Though rising home prices and recent big-ticket office purchases have been held up as promising signs for economic recovery in major US cities, a Bloomberg column argues low price swings present a more encouraging forecast for some markets.
For a 12-month period ending on June 30, the risk-adjusted return on home investments in New York City was 2.45 percent, pacing the nation’s biggest cities, according to Bloomberg data. Los Angeles ranked right behind New York with a 2.27 percent return.
Rounding out the top five list in terms of return on home investment adjusted for risk are Tampa (2.12 percent), Washington DC (1.98 percent) and Boston (1.92 percent). Miami is among the cities to place in the top ten, tied with San Diego for seventh place.
When adjusted for risk, the returns of those two markets suggest a sustainable recovery for housing markets. Other cities have seen larger gains, but with a higher amount of volatility, making the value of those surges unclear.

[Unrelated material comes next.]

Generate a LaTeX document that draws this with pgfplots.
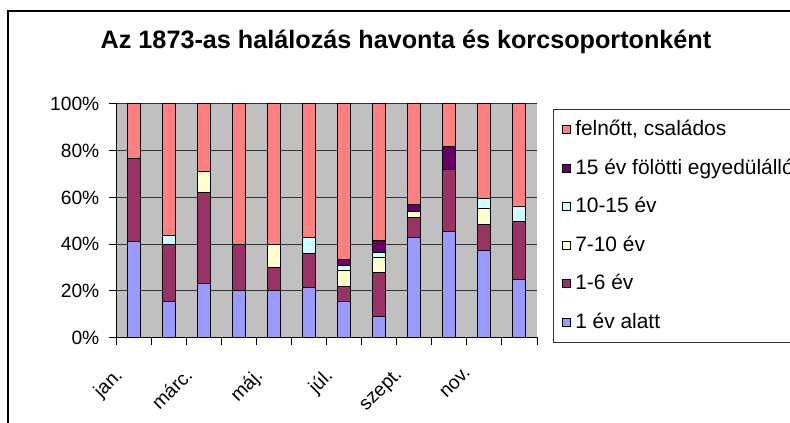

For instance, the data show Phoenix has seen a 1.86 risk-adjusted return on home investments, ranking right outside the top five among major metros. But during the 12-month period, the housing market surged 29 percent compared to New York’s 17 percent.
During the same 12-month period, New York state has also seen the best return on bonds sold by its municipalities, another positive sign in the pandemic recovery. New York debt gained 4.1 percent.
While some metros are faring better than others on returns when adjusted for risk, the housing market is the tide that lifts all boats at the moment. In the second quarter, U.S. household real estate values jumped by $1.2 trillion, a record for a single quarter.